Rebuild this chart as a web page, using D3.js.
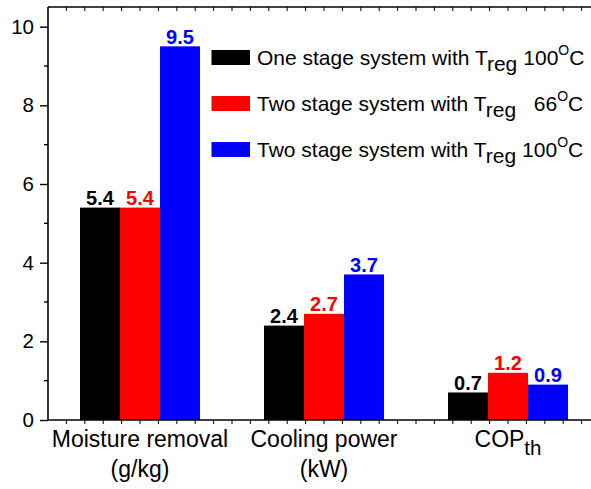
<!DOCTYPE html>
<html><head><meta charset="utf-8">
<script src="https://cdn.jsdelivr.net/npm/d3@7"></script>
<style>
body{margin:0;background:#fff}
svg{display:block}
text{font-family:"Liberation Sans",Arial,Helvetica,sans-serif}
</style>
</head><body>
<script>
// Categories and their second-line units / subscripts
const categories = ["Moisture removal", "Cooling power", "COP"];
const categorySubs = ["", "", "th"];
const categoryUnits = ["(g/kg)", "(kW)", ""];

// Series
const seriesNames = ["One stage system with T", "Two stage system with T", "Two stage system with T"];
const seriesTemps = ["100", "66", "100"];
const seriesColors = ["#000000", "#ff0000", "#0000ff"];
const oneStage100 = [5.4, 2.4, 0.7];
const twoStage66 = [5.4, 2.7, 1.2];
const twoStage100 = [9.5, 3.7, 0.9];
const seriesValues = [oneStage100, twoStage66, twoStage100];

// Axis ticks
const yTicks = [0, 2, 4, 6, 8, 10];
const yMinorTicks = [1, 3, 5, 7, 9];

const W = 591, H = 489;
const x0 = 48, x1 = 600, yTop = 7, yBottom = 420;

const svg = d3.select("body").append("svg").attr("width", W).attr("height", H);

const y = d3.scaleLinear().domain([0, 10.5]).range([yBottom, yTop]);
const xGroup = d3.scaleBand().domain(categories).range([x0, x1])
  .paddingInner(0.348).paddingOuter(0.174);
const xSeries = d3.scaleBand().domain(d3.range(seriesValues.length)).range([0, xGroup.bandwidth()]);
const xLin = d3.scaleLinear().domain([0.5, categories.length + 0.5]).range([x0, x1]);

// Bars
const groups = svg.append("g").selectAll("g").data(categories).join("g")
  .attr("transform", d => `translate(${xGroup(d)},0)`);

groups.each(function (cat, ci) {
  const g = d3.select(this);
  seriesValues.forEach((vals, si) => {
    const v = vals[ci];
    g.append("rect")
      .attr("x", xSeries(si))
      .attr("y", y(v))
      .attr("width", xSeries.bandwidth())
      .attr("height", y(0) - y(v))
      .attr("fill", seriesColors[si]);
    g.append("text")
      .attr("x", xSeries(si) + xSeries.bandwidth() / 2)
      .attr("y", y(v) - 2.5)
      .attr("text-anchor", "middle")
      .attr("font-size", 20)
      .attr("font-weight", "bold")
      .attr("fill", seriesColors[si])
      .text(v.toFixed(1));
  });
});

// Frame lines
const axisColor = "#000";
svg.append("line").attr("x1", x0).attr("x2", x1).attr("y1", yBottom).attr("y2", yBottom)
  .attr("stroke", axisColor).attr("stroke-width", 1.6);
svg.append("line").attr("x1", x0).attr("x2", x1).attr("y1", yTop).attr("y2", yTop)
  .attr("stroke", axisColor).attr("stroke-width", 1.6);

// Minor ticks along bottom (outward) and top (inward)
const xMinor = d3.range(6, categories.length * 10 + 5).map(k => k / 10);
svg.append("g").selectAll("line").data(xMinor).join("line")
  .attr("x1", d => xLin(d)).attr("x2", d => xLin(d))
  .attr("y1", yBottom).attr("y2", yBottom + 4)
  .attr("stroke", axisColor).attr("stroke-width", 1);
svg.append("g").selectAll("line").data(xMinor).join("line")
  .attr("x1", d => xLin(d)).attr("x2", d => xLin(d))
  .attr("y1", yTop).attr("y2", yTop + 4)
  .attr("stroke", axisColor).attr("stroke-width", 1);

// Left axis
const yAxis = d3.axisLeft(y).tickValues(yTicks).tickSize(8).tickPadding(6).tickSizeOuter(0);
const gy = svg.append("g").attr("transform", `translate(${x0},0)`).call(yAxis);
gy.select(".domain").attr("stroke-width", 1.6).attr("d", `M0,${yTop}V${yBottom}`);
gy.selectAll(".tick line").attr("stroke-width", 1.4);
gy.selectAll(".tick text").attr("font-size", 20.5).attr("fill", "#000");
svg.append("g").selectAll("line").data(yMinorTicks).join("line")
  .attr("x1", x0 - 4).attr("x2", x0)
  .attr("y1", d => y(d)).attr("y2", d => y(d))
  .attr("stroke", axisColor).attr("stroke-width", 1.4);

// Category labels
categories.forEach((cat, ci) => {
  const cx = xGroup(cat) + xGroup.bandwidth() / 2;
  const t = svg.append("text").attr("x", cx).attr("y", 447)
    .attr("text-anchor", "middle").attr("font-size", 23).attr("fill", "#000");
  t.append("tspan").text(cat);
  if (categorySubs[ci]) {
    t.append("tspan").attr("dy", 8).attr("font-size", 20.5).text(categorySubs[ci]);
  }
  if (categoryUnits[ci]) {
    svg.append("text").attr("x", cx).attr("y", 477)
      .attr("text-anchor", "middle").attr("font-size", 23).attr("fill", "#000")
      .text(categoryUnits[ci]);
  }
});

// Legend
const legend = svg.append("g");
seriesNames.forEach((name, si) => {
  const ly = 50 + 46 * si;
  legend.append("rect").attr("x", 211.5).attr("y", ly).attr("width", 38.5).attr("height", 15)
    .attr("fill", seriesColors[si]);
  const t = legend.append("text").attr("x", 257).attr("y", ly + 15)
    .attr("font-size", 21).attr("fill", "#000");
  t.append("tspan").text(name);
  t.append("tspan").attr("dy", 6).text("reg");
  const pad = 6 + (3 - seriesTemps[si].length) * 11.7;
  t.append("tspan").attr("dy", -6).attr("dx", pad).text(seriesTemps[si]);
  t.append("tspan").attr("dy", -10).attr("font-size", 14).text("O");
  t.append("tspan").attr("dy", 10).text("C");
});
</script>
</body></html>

**Description of the task**
Omit any images, then output the listing exactly.

**Output for this task**
Rebuild this chart as a web page, using D3.js.
<!DOCTYPE html>
<html><head><meta charset="utf-8">
<script src="https://cdn.jsdelivr.net/npm/d3@7"></script>
<style>
body{margin:0;background:#fff}
svg{display:block}
text{font-family:"Liberation Sans",Arial,Helvetica,sans-serif}
</style>
</head><body>
<script>
// Categories and their second-line units / subscripts
const categories = ["Moisture removal", "Cooling power", "COP"];
const categorySubs = ["", "", "th"];
const categoryUnits = ["(g/kg)", "(kW)", ""];

// Series
const seriesNames = ["One stage system with T", "Two stage system with T", "Two stage system with T"];
const seriesTemps = ["100", "66", "100"];
const seriesColors = ["#000000", "#ff0000", "#0000ff"];
const oneStage100 = [5.4, 2.4, 0.7];
const twoStage66 = [5.4, 2.7, 1.2];
const twoStage100 = [9.5, 3.7, 0.9];
const seriesValues = [oneStage100, twoStage66, twoStage100];

// Axis ticks
const yTicks = [0, 2, 4, 6, 8, 10];
const yMinorTicks = [1, 3, 5, 7, 9];

const W = 591, H = 489;
const x0 = 48, x1 = 600, yTop = 7, yBottom = 420;

const svg = d3.select("body").append("svg").attr("width", W).attr("height", H);

const y = d3.scaleLinear().domain([0, 10.5]).range([yBottom, yTop]);
const xGroup = d3.scaleBand().domain(categories).range([x0, x1])
  .paddingInner(0.348).paddingOuter(0.174);
const xSeries = d3.scaleBand().domain(d3.range(seriesValues.length)).range([0, xGroup.bandwidth()]);
const xLin = d3.scaleLinear().domain([0.5, categories.length + 0.5]).range([x0, x1]);

// Bars
const groups = svg.append("g").selectAll("g").data(categories).join("g")
  .attr("transform", d => `translate(${xGroup(d)},0)`);

groups.each(function (cat, ci) {
  const g = d3.select(this);
  seriesValues.forEach((vals, si) => {
    const v = vals[ci];
    g.append("rect")
      .attr("x", xSeries(si))
      .attr("y", y(v))
      .attr("width", xSeries.bandwidth())
      .attr("height", y(0) - y(v))
      .attr("fill", seriesColors[si]);
    g.append("text")
      .attr("x", xSeries(si) + xSeries.bandwidth() / 2)
      .attr("y", y(v) - 2.5)
      .attr("text-anchor", "middle")
      .attr("font-size", 20)
      .attr("font-weight", "bold")
      .attr("fill", seriesColors[si])
      .text(v.toFixed(1));
  });
});

// Frame lines
const axisColor = "#000";
svg.append("line").attr("x1", x0).attr("x2", x1).attr("y1", yBottom).attr("y2", yBottom)
  .attr("stroke", axisColor).attr("stroke-width", 1.6);
svg.append("line").attr("x1", x0).attr("x2", x1).attr("y1", yTop).attr("y2", yTop)
  .attr("stroke", axisColor).attr("stroke-width", 1.6);

// Minor ticks along bottom (outward) and top (inward)
const xMinor = d3.range(6, categories.length * 10 + 5).map(k => k / 10);
svg.append("g").selectAll("line").data(xMinor).join("line")
  .attr("x1", d => xLin(d)).attr("x2", d => xLin(d))
  .attr("y1", yBottom).attr("y2", yBottom + 4)
  .attr("stroke", axisColor).attr("stroke-width", 1);
svg.append("g").selectAll("line").data(xMinor).join("line")
  .attr("x1", d => xLin(d)).attr("x2", d => xLin(d))
  .attr("y1", yTop).attr("y2", yTop + 4)
  .attr("stroke", axisColor).attr("stroke-width", 1);

// Left axis
const yAxis = d3.axisLeft(y).tickValues(yTicks).tickSize(8).tickPadding(6).tickSizeOuter(0);
const gy = svg.append("g").attr("transform", `translate(${x0},0)`).call(yAxis);
gy.select(".domain").attr("stroke-width", 1.6).attr("d", `M0,${yTop}V${yBottom}`);
gy.selectAll(".tick line").attr("stroke-width", 1.4);
gy.selectAll(".tick text").attr("font-size", 20.5).attr("fill", "#000");
svg.append("g").selectAll("line").data(yMinorTicks).join("line")
  .attr("x1", x0 - 4).attr("x2", x0)
  .attr("y1", d => y(d)).attr("y2", d => y(d))
  .attr("stroke", axisColor).attr("stroke-width", 1.4);

// Category labels
categories.forEach((cat, ci) => {
  const cx = xGroup(cat) + xGroup.bandwidth() / 2;
  const t = svg.append("text").attr("x", cx).attr("y", 447)
    .attr("text-anchor", "middle").attr("font-size", 23).attr("fill", "#000");
  t.append("tspan").text(cat);
  if (categorySubs[ci]) {
    t.append("tspan").attr("dy", 8).attr("font-size", 20.5).text(categorySubs[ci]);
  }
  if (categoryUnits[ci]) {
    svg.append("text").attr("x", cx).attr("y", 477)
      .attr("text-anchor", "middle").attr("font-size", 23).attr("fill", "#000")
      .text(categoryUnits[ci]);
  }
});

// Legend
const legend = svg.append("g");
seriesNames.forEach((name, si) => {
  const ly = 50 + 46 * si;
  legend.append("rect").attr("x", 211.5).attr("y", ly).attr("width", 38.5).attr("height", 15)
    .attr("fill", seriesColors[si]);
  const t = legend.append("text").attr("x", 257).attr("y", ly + 15)
    .attr("font-size", 21).attr("fill", "#000");
  t.append("tspan").text(name);
  t.append("tspan").attr("dy", 6).text("reg");
  const pad = 6 + (3 - seriesTemps[si].length) * 11.7;
  t.append("tspan").attr("dy", -6).attr("dx", pad).text(seriesTemps[si]);
  t.append("tspan").attr("dy", -10).attr("font-size", 14).text("O");
  t.append("tspan").attr("dy", 10).text("C");
});
</script>
</body></html>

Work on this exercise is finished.